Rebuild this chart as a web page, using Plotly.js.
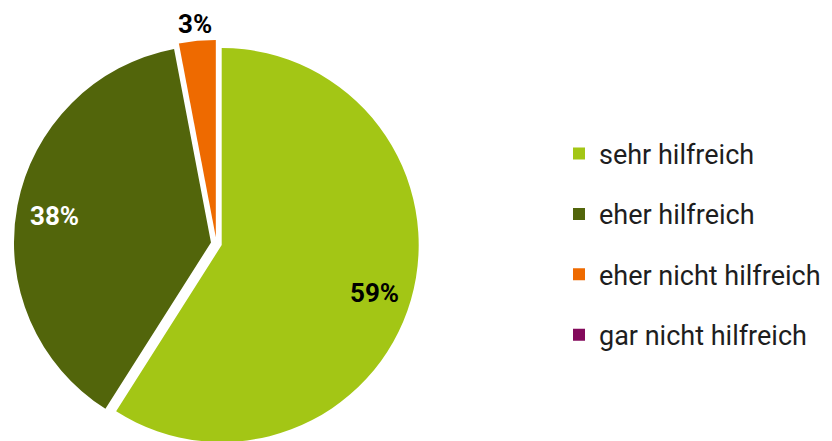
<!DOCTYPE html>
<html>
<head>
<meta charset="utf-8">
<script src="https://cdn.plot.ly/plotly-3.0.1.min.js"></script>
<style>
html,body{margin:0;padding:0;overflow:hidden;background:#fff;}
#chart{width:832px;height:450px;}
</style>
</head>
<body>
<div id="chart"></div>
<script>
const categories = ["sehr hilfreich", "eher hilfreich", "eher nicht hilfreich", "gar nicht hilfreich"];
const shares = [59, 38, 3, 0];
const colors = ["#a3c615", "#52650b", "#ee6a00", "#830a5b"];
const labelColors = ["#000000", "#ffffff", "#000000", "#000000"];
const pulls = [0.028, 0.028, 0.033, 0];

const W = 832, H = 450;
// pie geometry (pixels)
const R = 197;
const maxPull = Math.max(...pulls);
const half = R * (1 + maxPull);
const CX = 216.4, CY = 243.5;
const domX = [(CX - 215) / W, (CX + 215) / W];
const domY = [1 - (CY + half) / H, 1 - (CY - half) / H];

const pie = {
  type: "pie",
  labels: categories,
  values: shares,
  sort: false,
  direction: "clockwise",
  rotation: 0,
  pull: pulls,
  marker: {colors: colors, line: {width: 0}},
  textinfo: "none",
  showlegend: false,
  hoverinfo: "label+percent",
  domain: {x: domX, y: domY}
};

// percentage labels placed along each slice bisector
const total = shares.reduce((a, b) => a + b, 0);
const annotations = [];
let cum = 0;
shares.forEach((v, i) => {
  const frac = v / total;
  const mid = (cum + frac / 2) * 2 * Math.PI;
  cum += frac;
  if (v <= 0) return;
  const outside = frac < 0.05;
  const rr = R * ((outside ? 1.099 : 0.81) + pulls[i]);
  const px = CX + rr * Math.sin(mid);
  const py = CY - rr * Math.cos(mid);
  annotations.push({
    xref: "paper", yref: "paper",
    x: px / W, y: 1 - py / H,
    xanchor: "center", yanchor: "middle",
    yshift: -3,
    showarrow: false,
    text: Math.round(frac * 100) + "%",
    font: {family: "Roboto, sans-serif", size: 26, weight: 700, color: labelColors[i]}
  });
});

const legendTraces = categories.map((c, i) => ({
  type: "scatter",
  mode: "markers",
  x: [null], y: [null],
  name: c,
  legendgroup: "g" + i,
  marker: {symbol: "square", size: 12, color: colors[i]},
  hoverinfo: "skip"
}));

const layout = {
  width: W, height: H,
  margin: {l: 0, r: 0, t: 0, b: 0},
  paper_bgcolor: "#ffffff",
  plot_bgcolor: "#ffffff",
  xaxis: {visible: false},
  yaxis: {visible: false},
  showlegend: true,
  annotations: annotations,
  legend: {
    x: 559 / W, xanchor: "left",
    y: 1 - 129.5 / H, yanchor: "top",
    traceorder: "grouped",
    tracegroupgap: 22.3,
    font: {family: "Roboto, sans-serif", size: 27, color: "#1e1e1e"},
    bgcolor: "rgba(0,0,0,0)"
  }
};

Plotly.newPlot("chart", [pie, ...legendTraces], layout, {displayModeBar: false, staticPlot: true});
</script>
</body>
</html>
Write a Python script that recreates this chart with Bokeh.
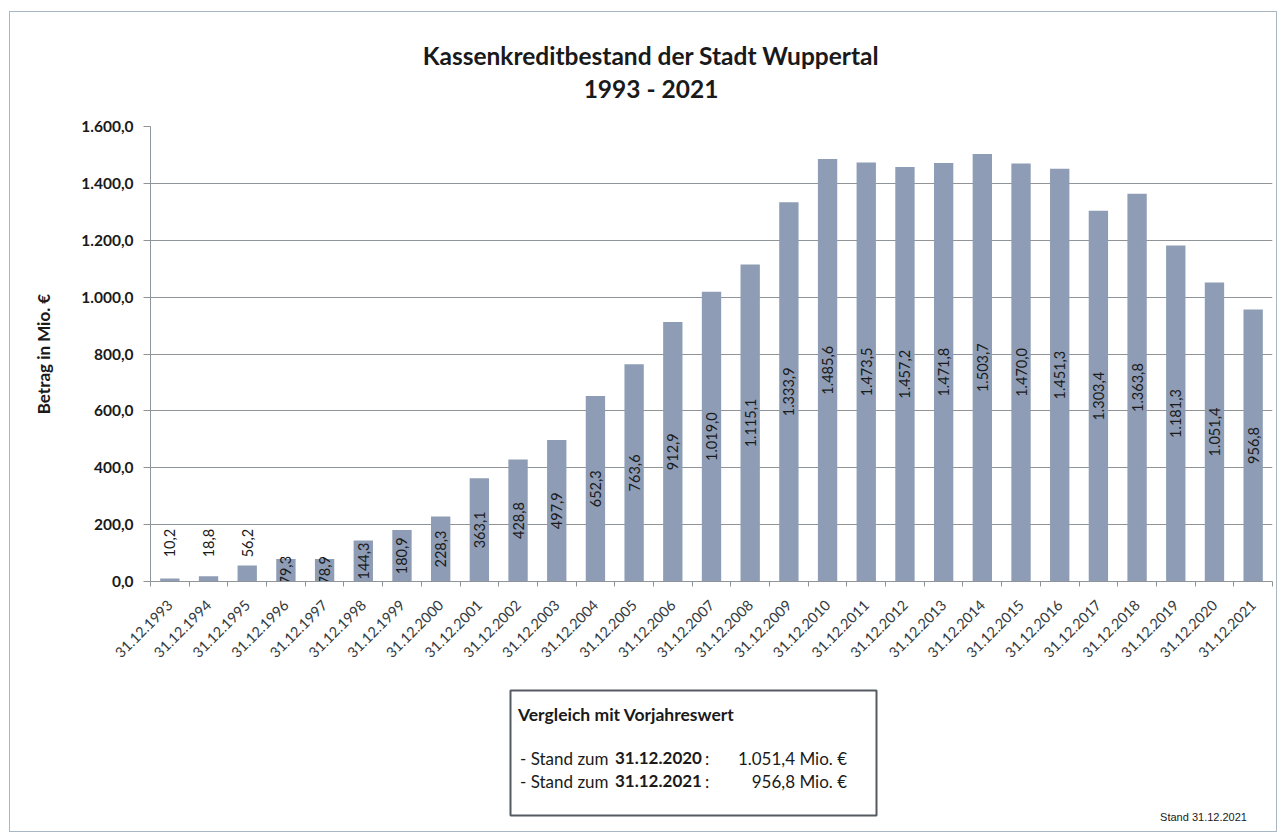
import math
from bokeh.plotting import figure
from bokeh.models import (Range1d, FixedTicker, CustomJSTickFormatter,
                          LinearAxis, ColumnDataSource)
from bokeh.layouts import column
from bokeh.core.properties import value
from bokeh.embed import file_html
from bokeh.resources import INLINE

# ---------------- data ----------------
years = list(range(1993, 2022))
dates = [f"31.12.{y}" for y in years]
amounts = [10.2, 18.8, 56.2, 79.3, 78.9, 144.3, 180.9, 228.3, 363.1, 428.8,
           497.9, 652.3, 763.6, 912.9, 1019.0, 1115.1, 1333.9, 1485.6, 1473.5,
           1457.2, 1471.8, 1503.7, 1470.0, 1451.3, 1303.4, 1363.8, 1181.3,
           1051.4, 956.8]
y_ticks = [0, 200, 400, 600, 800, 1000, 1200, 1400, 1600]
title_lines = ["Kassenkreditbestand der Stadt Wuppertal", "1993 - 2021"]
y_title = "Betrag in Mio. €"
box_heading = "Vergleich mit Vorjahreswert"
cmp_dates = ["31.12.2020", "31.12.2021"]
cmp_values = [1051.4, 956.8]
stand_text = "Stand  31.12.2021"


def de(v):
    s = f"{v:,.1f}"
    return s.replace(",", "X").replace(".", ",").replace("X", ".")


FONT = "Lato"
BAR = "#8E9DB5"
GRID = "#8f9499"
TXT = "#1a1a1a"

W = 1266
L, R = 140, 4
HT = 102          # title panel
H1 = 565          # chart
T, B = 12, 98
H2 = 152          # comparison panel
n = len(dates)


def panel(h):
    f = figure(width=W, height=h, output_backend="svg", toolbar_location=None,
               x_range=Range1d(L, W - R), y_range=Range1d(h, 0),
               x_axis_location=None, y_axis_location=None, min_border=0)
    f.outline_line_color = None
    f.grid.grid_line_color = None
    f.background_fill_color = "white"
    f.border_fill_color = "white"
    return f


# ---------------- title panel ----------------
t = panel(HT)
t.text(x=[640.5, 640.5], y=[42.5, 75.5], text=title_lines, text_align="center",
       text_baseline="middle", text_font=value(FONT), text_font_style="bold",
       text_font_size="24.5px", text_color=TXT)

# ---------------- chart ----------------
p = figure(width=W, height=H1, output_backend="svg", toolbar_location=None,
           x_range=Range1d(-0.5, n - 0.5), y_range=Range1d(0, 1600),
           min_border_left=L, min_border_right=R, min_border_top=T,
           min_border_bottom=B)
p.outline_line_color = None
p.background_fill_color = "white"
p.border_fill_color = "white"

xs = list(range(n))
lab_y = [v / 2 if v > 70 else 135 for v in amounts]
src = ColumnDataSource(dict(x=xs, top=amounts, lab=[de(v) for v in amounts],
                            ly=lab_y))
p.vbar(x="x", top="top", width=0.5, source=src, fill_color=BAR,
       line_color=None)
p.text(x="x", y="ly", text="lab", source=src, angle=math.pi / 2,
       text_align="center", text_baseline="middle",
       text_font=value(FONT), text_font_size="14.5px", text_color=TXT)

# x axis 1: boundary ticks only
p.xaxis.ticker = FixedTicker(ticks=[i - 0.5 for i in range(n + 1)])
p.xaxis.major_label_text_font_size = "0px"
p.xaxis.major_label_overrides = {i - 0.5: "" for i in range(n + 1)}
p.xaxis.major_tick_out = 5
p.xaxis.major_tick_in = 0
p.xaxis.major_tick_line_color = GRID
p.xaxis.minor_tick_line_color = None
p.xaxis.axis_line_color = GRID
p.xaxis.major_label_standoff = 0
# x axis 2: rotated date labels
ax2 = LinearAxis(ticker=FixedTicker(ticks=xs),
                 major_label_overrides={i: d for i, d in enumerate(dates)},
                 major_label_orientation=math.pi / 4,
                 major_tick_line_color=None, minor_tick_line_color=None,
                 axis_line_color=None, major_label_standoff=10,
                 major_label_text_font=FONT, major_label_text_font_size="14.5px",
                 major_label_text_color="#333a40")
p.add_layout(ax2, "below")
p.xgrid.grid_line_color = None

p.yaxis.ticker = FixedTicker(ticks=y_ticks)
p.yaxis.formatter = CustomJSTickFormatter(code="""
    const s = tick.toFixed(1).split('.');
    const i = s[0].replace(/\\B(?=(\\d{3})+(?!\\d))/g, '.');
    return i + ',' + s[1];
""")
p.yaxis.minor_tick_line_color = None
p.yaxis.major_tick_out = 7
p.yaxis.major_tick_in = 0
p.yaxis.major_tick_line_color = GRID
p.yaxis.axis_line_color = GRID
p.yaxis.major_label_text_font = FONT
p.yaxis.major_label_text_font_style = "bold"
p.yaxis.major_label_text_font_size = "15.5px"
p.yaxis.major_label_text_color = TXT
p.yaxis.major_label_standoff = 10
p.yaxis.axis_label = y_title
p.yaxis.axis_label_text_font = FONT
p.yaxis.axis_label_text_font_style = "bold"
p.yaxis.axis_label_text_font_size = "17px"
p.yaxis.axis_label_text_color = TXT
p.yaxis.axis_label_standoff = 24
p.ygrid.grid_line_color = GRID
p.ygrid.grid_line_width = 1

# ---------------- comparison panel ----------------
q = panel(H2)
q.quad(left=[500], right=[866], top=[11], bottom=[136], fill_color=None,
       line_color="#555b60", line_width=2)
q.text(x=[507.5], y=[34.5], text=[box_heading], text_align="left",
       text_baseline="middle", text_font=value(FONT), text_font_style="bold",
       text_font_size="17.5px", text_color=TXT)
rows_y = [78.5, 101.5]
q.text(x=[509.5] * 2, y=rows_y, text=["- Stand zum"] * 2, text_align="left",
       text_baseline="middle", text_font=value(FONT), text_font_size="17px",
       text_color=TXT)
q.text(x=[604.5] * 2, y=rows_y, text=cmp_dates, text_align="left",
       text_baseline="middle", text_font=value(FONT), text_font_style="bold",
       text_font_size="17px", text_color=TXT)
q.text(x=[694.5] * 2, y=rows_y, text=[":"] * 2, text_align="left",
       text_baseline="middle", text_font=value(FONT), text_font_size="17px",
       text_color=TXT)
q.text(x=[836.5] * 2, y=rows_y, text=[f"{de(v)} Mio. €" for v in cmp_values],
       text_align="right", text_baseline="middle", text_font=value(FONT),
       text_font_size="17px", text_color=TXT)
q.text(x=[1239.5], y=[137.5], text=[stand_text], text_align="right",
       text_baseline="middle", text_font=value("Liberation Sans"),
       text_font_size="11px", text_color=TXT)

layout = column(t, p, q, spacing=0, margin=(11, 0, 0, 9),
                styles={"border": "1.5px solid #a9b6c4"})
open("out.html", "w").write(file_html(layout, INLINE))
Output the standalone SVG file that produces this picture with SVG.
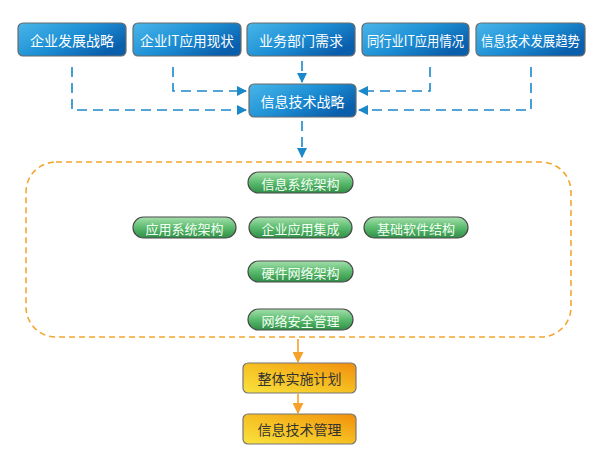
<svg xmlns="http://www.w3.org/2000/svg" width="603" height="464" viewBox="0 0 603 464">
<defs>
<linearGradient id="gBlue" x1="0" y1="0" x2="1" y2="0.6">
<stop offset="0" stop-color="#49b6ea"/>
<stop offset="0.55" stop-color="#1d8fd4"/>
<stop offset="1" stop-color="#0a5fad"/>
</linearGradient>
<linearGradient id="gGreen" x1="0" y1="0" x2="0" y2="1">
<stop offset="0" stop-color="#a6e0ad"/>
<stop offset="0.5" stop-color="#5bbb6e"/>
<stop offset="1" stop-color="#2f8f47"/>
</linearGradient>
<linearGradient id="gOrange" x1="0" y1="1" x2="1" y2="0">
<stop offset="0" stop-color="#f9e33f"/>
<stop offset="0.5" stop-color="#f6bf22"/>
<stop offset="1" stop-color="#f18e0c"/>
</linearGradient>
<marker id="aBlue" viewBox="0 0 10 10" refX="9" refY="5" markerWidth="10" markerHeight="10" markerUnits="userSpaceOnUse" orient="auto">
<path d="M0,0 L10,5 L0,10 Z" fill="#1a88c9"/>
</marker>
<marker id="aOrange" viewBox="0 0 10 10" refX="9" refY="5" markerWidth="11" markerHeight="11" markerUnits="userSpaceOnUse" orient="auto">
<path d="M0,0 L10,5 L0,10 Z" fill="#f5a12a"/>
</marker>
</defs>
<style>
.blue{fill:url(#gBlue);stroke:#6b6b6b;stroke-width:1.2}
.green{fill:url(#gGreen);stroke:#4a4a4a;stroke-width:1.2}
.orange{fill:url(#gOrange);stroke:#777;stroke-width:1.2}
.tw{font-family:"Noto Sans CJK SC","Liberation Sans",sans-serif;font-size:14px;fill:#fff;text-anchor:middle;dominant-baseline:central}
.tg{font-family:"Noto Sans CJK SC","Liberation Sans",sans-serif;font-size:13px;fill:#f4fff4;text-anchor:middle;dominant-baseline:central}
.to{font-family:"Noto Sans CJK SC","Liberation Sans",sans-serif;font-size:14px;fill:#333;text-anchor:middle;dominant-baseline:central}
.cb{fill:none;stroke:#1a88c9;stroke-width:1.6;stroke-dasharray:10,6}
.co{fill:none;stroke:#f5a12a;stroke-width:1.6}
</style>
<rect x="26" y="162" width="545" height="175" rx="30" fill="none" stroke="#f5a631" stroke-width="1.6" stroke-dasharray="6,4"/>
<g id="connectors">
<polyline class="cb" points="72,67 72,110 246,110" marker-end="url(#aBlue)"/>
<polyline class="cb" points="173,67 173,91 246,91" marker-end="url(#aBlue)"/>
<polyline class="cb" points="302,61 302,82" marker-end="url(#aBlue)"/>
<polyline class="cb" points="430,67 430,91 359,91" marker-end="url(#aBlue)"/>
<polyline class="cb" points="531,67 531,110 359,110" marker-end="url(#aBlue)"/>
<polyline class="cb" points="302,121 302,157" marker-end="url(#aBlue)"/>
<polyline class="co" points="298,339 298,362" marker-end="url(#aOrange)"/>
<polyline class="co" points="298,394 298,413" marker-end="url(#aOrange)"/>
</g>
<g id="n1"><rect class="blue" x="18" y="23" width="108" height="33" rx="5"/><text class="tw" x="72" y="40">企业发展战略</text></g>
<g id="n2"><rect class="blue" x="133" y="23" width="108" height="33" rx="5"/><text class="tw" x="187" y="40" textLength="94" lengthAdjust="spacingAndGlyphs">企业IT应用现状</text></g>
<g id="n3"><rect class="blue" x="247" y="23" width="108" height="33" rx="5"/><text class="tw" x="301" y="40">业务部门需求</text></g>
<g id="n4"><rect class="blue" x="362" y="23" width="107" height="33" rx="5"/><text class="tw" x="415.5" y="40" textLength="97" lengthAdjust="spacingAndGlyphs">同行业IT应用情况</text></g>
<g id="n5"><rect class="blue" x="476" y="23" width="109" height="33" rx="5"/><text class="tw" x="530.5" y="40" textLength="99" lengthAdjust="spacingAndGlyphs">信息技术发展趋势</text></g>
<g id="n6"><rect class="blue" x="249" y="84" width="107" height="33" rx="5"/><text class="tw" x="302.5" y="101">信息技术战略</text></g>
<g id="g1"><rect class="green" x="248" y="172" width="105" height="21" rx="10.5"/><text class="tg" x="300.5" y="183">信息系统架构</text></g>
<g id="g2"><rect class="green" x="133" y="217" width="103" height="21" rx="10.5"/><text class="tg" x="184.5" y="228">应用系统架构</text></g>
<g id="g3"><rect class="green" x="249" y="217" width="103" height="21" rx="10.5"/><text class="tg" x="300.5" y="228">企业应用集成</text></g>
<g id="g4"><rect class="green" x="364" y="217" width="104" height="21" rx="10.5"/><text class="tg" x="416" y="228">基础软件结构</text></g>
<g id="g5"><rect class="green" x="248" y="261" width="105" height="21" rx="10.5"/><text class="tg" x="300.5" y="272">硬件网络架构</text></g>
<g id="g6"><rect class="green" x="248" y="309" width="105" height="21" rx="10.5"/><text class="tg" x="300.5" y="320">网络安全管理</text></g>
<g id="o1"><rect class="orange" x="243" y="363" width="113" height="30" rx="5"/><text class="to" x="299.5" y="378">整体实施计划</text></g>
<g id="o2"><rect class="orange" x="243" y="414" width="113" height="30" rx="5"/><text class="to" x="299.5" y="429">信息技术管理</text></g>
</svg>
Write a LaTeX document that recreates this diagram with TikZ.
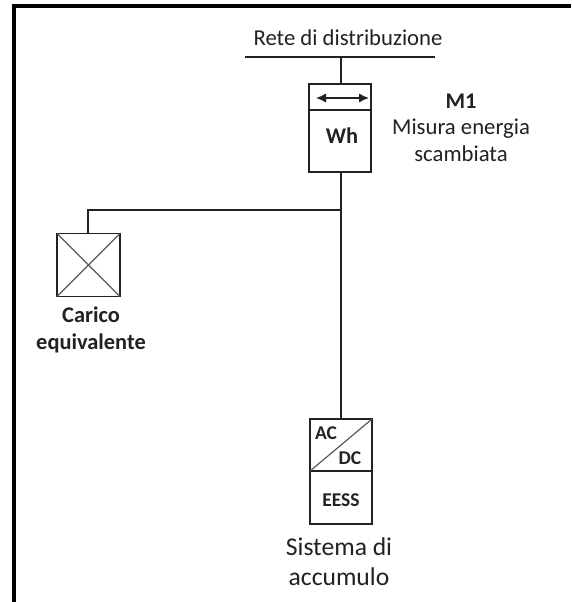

### WRITTEN TASK:
Start at the first line of the records and write out everything up to and including the line containing "const pulls = [0.028, 0.028, 0.033, 0];". No pictures.

### WORKED ANSWER:
Rebuild this chart as a web page, using Plotly.js.
<!DOCTYPE html>
<html>
<head>
<meta charset="utf-8">
<script src="https://cdn.plot.ly/plotly-3.0.1.min.js"></script>
<style>
html,body{margin:0;padding:0;overflow:hidden;background:#fff;}
#chart{width:832px;height:450px;}
</style>
</head>
<body>
<div id="chart"></div>
<script>
const categories = ["sehr hilfreich", "eher hilfreich", "eher nicht hilfreich", "gar nicht hilfreich"];
const shares = [59, 38, 3, 0];
const colors = ["#a3c615", "#52650b", "#ee6a00", "#830a5b"];
const labelColors = ["#000000", "#ffffff", "#000000", "#000000"];
const pulls = [0.028, 0.028, 0.033, 0];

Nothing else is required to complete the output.